Credit: Sofi Gratas/GPB News

Rice wants support for parents who often don't even know what they don't know about treating OUD. The kind she didn't have with Christopher.

"I woke up one day and I said, 'You know, we got to stop it before it starts in hospitals. And there's no coach when you're having a health crisis in hospitals,'" she said. "So we've developed a new position. It's at patient bedside. It's called a life care specialist."

Buprenorphine is a federally controlled narcotic medication that lowers the risk of opioid-related overdose and death, and it is the only drug approved by the U.S. Food and Drug Administration (FDA) for the treatment of OUD among adolescents 16 and up.

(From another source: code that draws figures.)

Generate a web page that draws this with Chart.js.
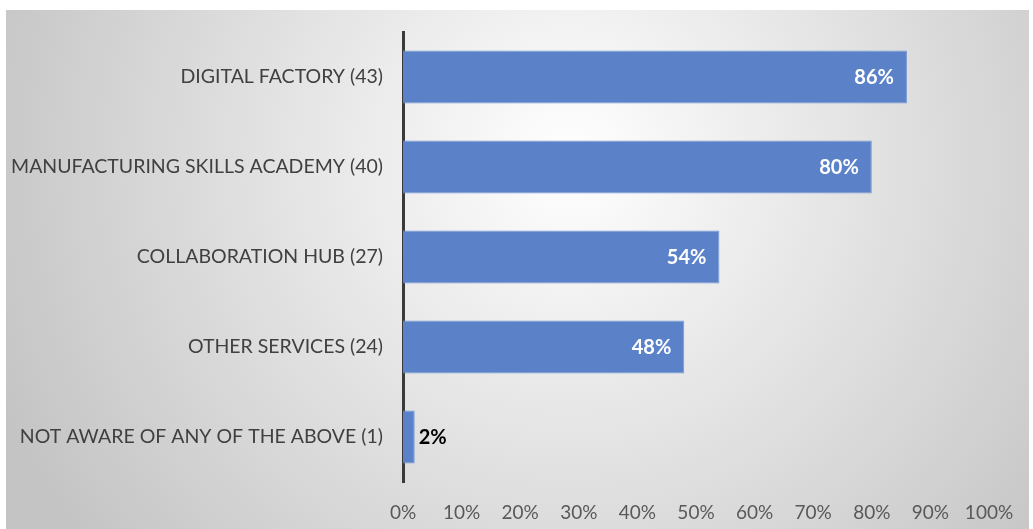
<!DOCTYPE html>
<html>
<head>
<meta charset="utf-8">
<script src="https://cdn.jsdelivr.net/npm/chart.js@4.4.1/dist/chart.umd.min.js"></script>
<style>
    html, body { margin: 0; padding: 0; background: #ffffff; }
    #wrap { width: 1033px; height: 529px; }
</style>
</head>
<body>
<div id="wrap"><canvas id="awarenessChart" width="1033" height="529"></canvas></div>
<script>
// Services respondents were aware of (counts out of 50 replies)
const services = ['DIGITAL FACTORY', 'MANUFACTURING SKILLS ACADEMY', 'COLLABORATION HUB', 'OTHER SERVICES', 'NOT AWARE OF ANY OF THE ABOVE'];
const counts = [43, 40, 27, 24, 1];
const shares = [86, 80, 54, 48, 2];
const xTicks = [0, 10, 20, 30, 40, 50, 60, 70, 80, 90, 100];

const labels = services.map((s, i) => s + ' (' + counts[i] + ')');
const FONT = 'Lato, "Open Sans", sans-serif';

// soft grey radial backdrop behind the plot
const backdrop = {
    id: 'backdrop',
    beforeDraw(chart) {
        const ctx = chart.ctx;
        ctx.save();
        ctx.fillStyle = '#ffffff';
        ctx.fillRect(0, 0, chart.width, chart.height);
        const g = ctx.createRadialGradient(570, 160, 0, 570, 160, 620);
        g.addColorStop(0, '#ffffff');
        g.addColorStop(0.15, '#f6f6f6');
        g.addColorStop(1, '#c4c4c4');
        ctx.fillStyle = g;
        ctx.fillRect(6, 10, chart.width - 10, chart.height - 10);
        ctx.restore();
    }
};

// percentage labels: inside the bar end, or just past it for short bars
const valueLabels = {
    id: 'valueLabels',
    afterDatasetsDraw(chart) {
        const ctx = chart.ctx;
        const meta = chart.getDatasetMeta(0);
        ctx.save();
        ctx.font = 'bold 20px ' + FONT;
        ctx.textBaseline = 'middle';
        meta.data.forEach((bar, i) => {
            const v = chart.data.datasets[0].data[i];
            const text = v + '%';
            if (v >= 10) {
                ctx.fillStyle = '#ffffff';
                ctx.textAlign = 'right';
                ctx.fillText(text, bar.x - 13, bar.y + 1);
            } else {
                ctx.fillStyle = '#000000';
                ctx.textAlign = 'left';
                ctx.fillText(text, bar.x + 4, bar.y + 1);
            }
        });
        ctx.restore();
    }
};

new Chart(document.getElementById('awarenessChart'), {
    type: 'bar',
    data: {
        labels: labels,
        datasets: [{
            data: shares,
            backgroundColor: '#5b82c9',
            borderColor: '#7697d3',
            borderWidth: 1,
            borderSkipped: 'start',
            categoryPercentage: 1,
            barPercentage: 0.59
        }]
    },
    options: {
        indexAxis: 'y',
        responsive: false,
        animation: false,
        layout: { padding: { top: 32, right: 44, left: 0, bottom: 0 } },
        plugins: {
            legend: { display: false },
            tooltip: { enabled: false }
        },
        scales: {
            x: {
                min: 0,
                max: 100,
                afterBuildTicks(scale) {
                    scale.ticks = xTicks.map(v => ({ value: v }));
                },
                afterFit(scale) { scale.height = 47; },
                grid: { display: false, drawTicks: false },
                border: { display: false },
                ticks: {
                    color: '#595959',
                    padding: 19,
                    font: { family: FONT, size: 19 },
                    callback: v => v + '%'
                }
            },
            y: {
                afterFit(scale) { scale.width = 403; },
                grid: { display: false, drawTicks: false },
                border: { display: true, color: '#3a3a3a', width: 3 },
                ticks: {
                    color: '#404040',
                    padding: 20,
                    font: { family: FONT, size: 19.5 }
                }
            }
        }
    },
    plugins: [backdrop, valueLabels]
});
</script>
</body>
</html>
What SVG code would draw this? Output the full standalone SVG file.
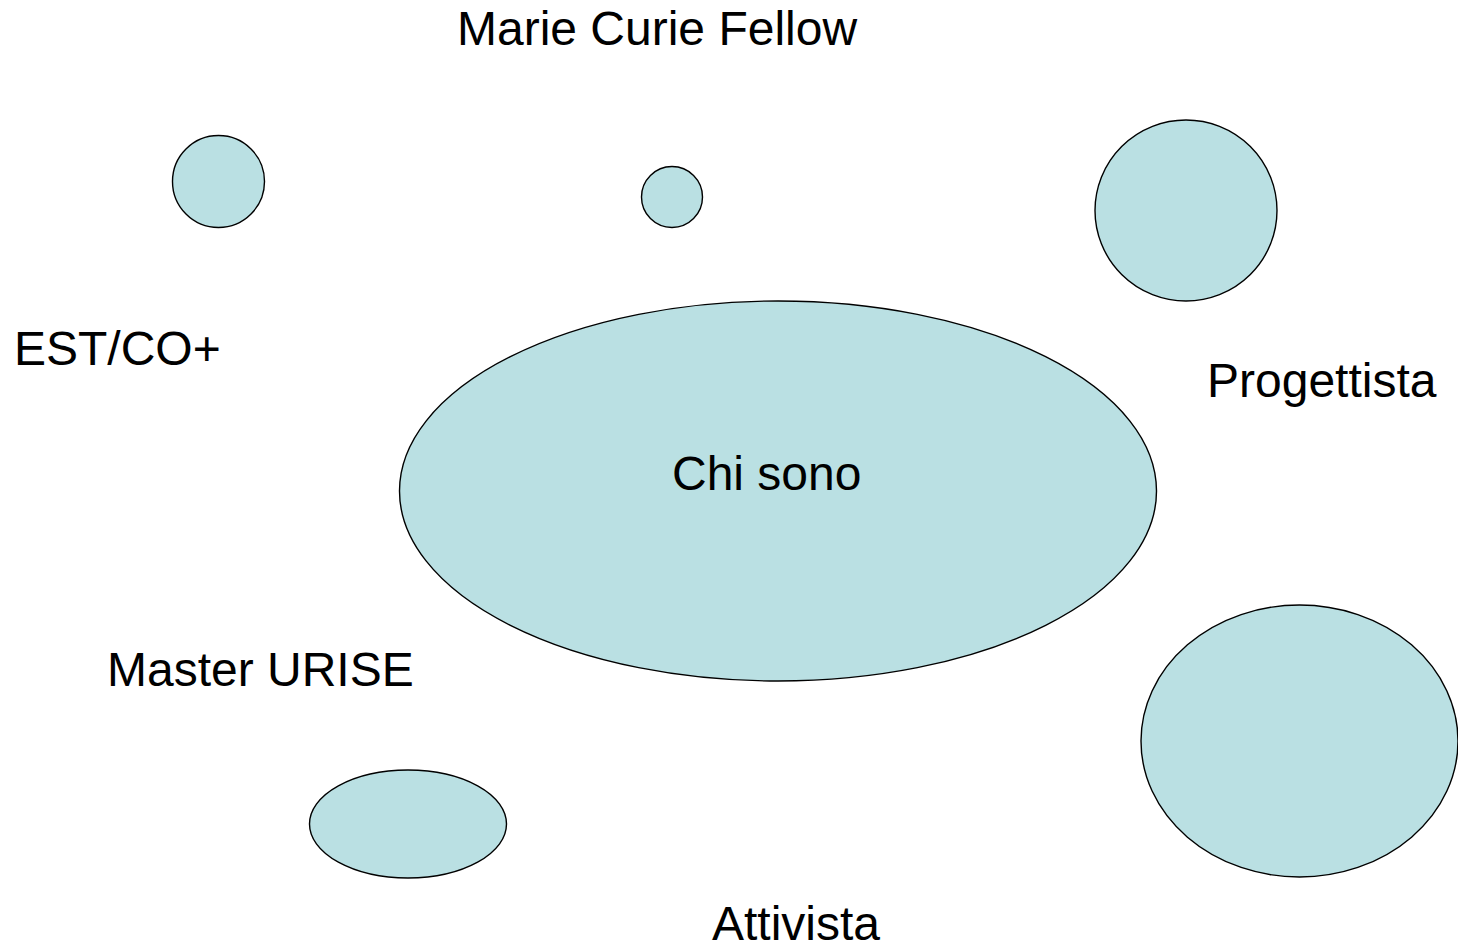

Overall, new research shows buprenorphine dispensing to patients declined from 2020 to 2023. But for the smaller group of adolescents as young as 16, more buprenorphine was dispensed during the same period, which likely reflects successful outreach to pediatricians and nurse practitioners, said Dr. Andrew Terranella, a medical epidemiologist with the Division of Overdose Prevention at the Centers for Disease Control and Prevention.

Many adolescents and adults who couldn't access local, affordable medication-assisted treatment before 2020 benefited from a COVID-19 rule that let approved providers prescribe buprenorphine over the internet or by telephone.

The now-permanent rule takes effect Feb.18.

Barriers remain, Terranella said, including a lack of substance use disorder treatment providers.

Many adolescent treatment facilities don’t offer buprenorphine and some pharmacists decline to fill buprenorphine prescriptions, he said.

That's despite it being easier to use and safer to prescribe than other OUD medications, such as methadone.

"Unlike methadone, buprenorphine is also much easier for clinicians to prescribe," Terranella said, "as any clinician with a DEA prescribing authority, including pediatricians and other youth-serving primary care clinicians, can prescribe it from their office [via telehealth]."

More than 700,000 people nationwide aged 25 and under had opioid use disorder in 2023.